I'm quite surprised to discover that the suspension on the Sight handles my weight adequately without custom tuning. Other bikes/shocks needed at a minimum the rebound tuned as the air spring pressure would overwhelm the damping circuit. I'm not an overly aggressive rider and so maybe that's why it works for me (my weight makes my bikes think I am though if that makes any sense).
At 6'2" the Sight fits me very well, although I still find myself riding too far off the back but I think this is a habit left over from my past bike being a little too small. When I get centred properly, the Sight comes alive. I think overall for a trail bike it is a big beefy frame that handles bigger riders well.
Not sure at your weight, but a quick email to Suspensionwerx and they can set you right on the X2. They did say they could sell me a custom tuned DPX2 that would be great, but I didn't want to drop the extra cash. When I get to the first service on my suspension, I'll see what the Rockshox guys can do to improve things.
I went outside the bike world and found a rigging supply company in Oregon that sells heavy duty chain and locks. You can order the chain in any length you want, and they do have links that run from 7mm to 13mm. These are heavy duty lifting chains and are hardened beyond the hardness of bolt cutters. My 6' chain with heavy duty lock ran me about $100 US and at about 12 pounds I don't take it on the ride, but I do use it to lock my bike to the car or to a big tree at a campground. My buddies laughed at me and "superlock" until a trip in Oregon where the campsite and resort we stayed at was hit and a lot of bikes were stolen, but the three on my car remained. Now they ask me to bring superlock along.
With the hardened casing, there are videos of guys jumping up and down on the bolt cutters and hurting the jaws of the cutters, not the chain. Like anything else, they're not foolproof, but cutting requires a torch or about four minutes with a grinder.
My next chain from them will likely be a 7mm at 2 or three feet which with lock is 2 - 3 ponds. Still heavy to carry, but if I were commuting on my bike I'd take the weight.
I leave them on all the time. If I'm driving from Vancouver to Squamish, it's 50/50 that I'd put them on at home. Whistler I put them on there. All my rides around the Tri-Cities, I put them on at home so I'm not fussing with shoes at the start of the ride.
They do have the inner and outer bumpers, but not as pronounced as the Sam Hill's. For some reason the Sam Hill has more padding on the sides but no skid plate, the Projects have the skid plate but less side padding.

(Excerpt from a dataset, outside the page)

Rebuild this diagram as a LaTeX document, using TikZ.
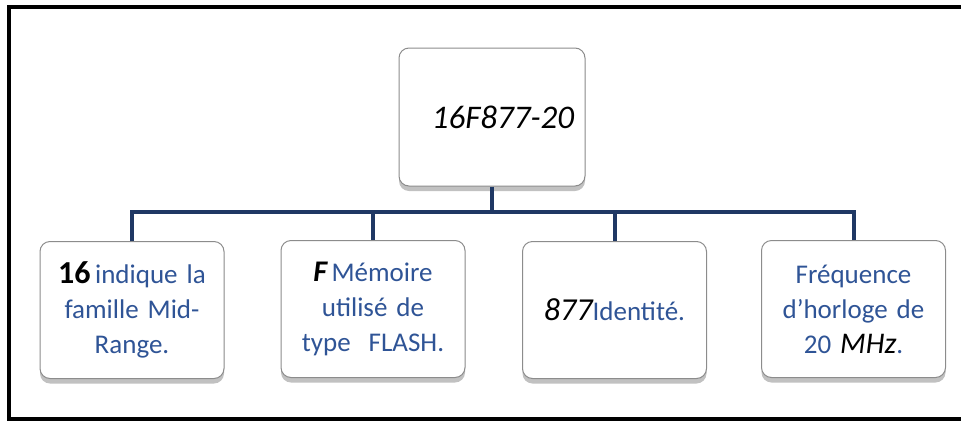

The Projects have a really nice fabric as well that is more durable than most of the spandex type material that most pads have. I should correct, though, not exactly a "hard cap," more of a skid plate... 7idp calls it a soft hardshell outer. Flexible plastic of some sort.
I find with every pad I've tried I can get an abrasion where the edge of the dough digs in when (not if) I crash.